FlyBase release 6.16 annotations were used to annotate peaks as follows. Exons were defined as any exon from any transcript of any gene. Introns were defined as the space between exons calculated in a per-transcript manner using the gffutils ( https://github.com/daler/gffutils ) method FeatureDB.create_introns(). Promoters were defined as the TSS of each transcript plus 1500 bp upstream. Intergenic regions were defined as all regions between gene bodies. Unique or shared peaks were determined using pybedtools BedTool.intersect with the v=True or u=True argument, respectively. Each set of peaks was intersected with the annotations. Using the hierarchy ‘promoter>exon>intron>intergenic’, a peak was classified according to the highest priority feature it intersected. Thus, a peak simultaneously intersecting a promoter of one isoform and an intron of a different isoform would be classified as ‘promoter’. To compare percentages across annotated peaks in different types of peaks (CLAMP alone, CP190+CLAMP, etc), the number of peaks in each class was divided by the total number of peaks of that type.

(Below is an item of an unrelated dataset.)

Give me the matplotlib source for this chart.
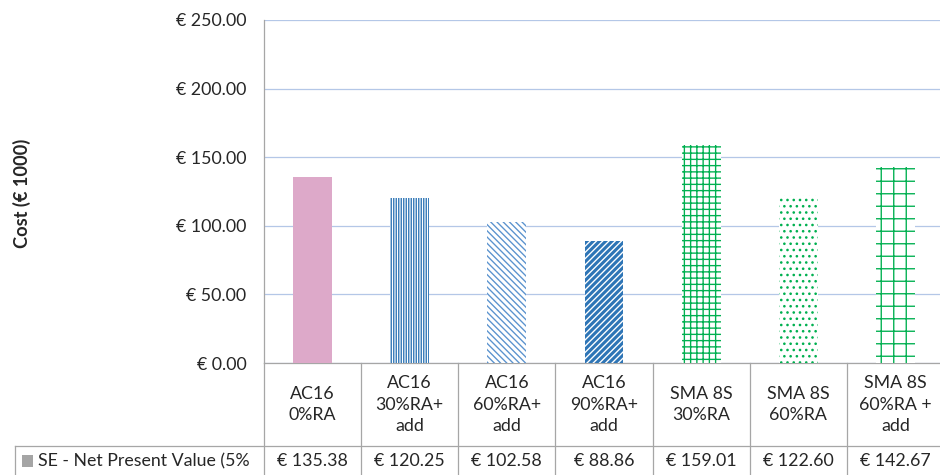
import matplotlib
matplotlib.use("Agg")
import matplotlib.pyplot as plt
from matplotlib.patches import Rectangle
from matplotlib.lines import Line2D

# mix designs and their net present value (k€)
categories = ["AC16\n0%RA", "AC16\n30%RA+\nadd", "AC16\n60%RA+\nadd", "AC16\n90%RA+\nadd",
              "SMA 8S\n30%RA", "SMA 8S\n60%RA", "SMA 8S\n60%RA +\nadd"]
npv = [135.38, 120.25, 102.58, 88.86, 159.01, 122.60, 142.67]
series_name = "SE - Net Present Value (5%"
yticks = [0, 50, 100, 150, 200, 250]

# per-bar fill: (face, hatch, hatch colour)
BLUE = "#2E75B6"
GREEN = "#00B050"
fills = [
    ("#DDA9C9", None, "#DDA9C9"),
    ("white", "|||||", BLUE),
    ("white", "\\\\\\\\", "#5B93CF"),
    (BLUE, "////", "white"),
    ("white", "++", GREEN),
    ("white", "..", GREEN),
    ("white", "+", GREEN),
]

plt.rcParams.update({
    "font.family": ["Lato", "DejaVu Sans"],
    "hatch.linewidth": 1.3,
})

W, H, DPI = 940, 475, 75
fig = plt.figure(figsize=(W / DPI, H / DPI), dpi=DPI)
fig.patch.set_facecolor("white")

# plot area in pixels: left 264, bottom 363 (from top), top 20
x0, xr, ytop, ybot = 264, 944, 20, 363
ax = fig.add_axes([x0 / W, (H - ybot) / H, (xr - x0) / W, (ybot - ytop) / H])

TXT = "#262626"
GRID = "#B4C7E7"
LINE = "#A6A6A6"

xs = list(range(len(npv)))
for x, v, (fc, hatch, hc) in zip(xs, npv, fills):
    ax.bar(x, v, width=0.40, color=fc, edgecolor=hc, linewidth=0,
           hatch=hatch, zorder=3)

ax.set_xlim(-0.5, len(npv) - 0.5)
ax.set_ylim(0, 250)
ax.set_yticks(yticks)
ax.set_yticklabels([f"€ {t:.2f}" for t in yticks], fontsize=17, color=TXT)
ax.tick_params(axis="y", length=0, pad=17)
ax.set_xticks([])
ax.grid(axis="y", color=GRID, lw=1.2, zorder=0)
for s in ("top", "right"):
    ax.spines[s].set_visible(False)
ax.spines["left"].set_color(LINE)
ax.spines["bottom"].set_color(LINE)
ax.spines["left"].set_linewidth(1.2)
ax.spines["bottom"].set_linewidth(1.2)

axw = xr - x0
axh = ybot - ytop
ax.set_ylabel("Cost (€ 1000)", fontsize=17.5, fontweight="bold", color=TXT)
ax.yaxis.set_label_coords((31 - x0) / axw, (ybot - 193) / axh)

# data table underneath the plot area
def yfrac(py):
    return (ybot - py) / axh

xt = ax.get_xaxis_transform()
row_split = 446
for i in range(len(npv) + 1):
    ax.add_line(Line2D([i - 0.5, i - 0.5], [0, yfrac(H + 5)], transform=xt,
                       color=LINE, lw=1.2, clip_on=False))
for x, lab, v in zip(xs, categories, npv):
    ax.text(x, yfrac(404.5), lab, transform=xt, ha="center", va="center",
            fontsize=17, color=TXT, linespacing=1.42, clip_on=False)
    ax.text(x, yfrac(461), f"€ {v:.2f}", transform=xt, ha="center", va="center",
            fontsize=17, color=TXT, clip_on=False)

# legend cell row
fig.add_artist(Line2D([15 / W, 1], [(H - row_split) / H] * 2, color=LINE, lw=1.2))
fig.add_artist(Line2D([15 / W, 15 / W], [(H - row_split) / H, 0], color=LINE, lw=1.2))
fig.add_artist(Rectangle((22 / W, (H - 467) / H), 11 / W, 12 / H,
                         facecolor="#A5A5A5", edgecolor="none"))
fig.text(38 / W, (H - 461) / H, series_name, ha="left", va="center",
         fontsize=17, color=TXT)

fig.savefig("out.png", dpi=DPI, facecolor="white")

Pairwise co-localization was assessed using the BEDTools ‘jaccard’ command ( Dale et al., 2011 ; Quinlan and Hall, 2010 ). The heatmap was clustered with the scipy.cluster.hierarchy module, using ‘euclidean’ as the distance metric and ‘Ward’ as the clustering method. Since the Jaccard statistic is independent of the order of comparison and therefore symmetric across the diagonal, only the upper triangle is shown.

Differential ChIP-seq

For detecting differential ChIP-seq binding, we used the Diffbind v1.16.3 (CLAMP ChIP-seq) or v2.6.6 (CP190 ChIP-seq) Bioconductor/R package ( Ross-Innes et al., 2012 ) using the config object ‘data.frame(RunParallel=TRUE,DataType=DBA_DATA_FRAME, AnalysisMethod=DBA_EDGER, bCorPlot=FALSE, bUsePval=FALSE, fragmentSize=300)’ and otherwise used defaults. Input files consisted of the final peak calls described above, and the IP and input BAM files for each replicate as described above with multimappers and duplicates removed. The final results were exported with the dba.report function with parameters ‘th=1, bCalled=TRUE, bNormalized=TRUE, bCounts=TRUE’ and final differentially gained or lost peaks were those that had a log ₂ fold change of >0 or <0, respectively, and an FDR<0.05.

We thank Erica N. Larschan for w ¹¹⁸ ; clamp ² /CyO - GFP null mutant flies, rabbit anti-CLAMP antibody, discussions and comments on the manuscript. We also thank Ann L. Beyer for anti-Pep, Patrick H. O'Farrell for anti-Pc antibodies, and members of the Lei laboratory for critical reading of the manuscript.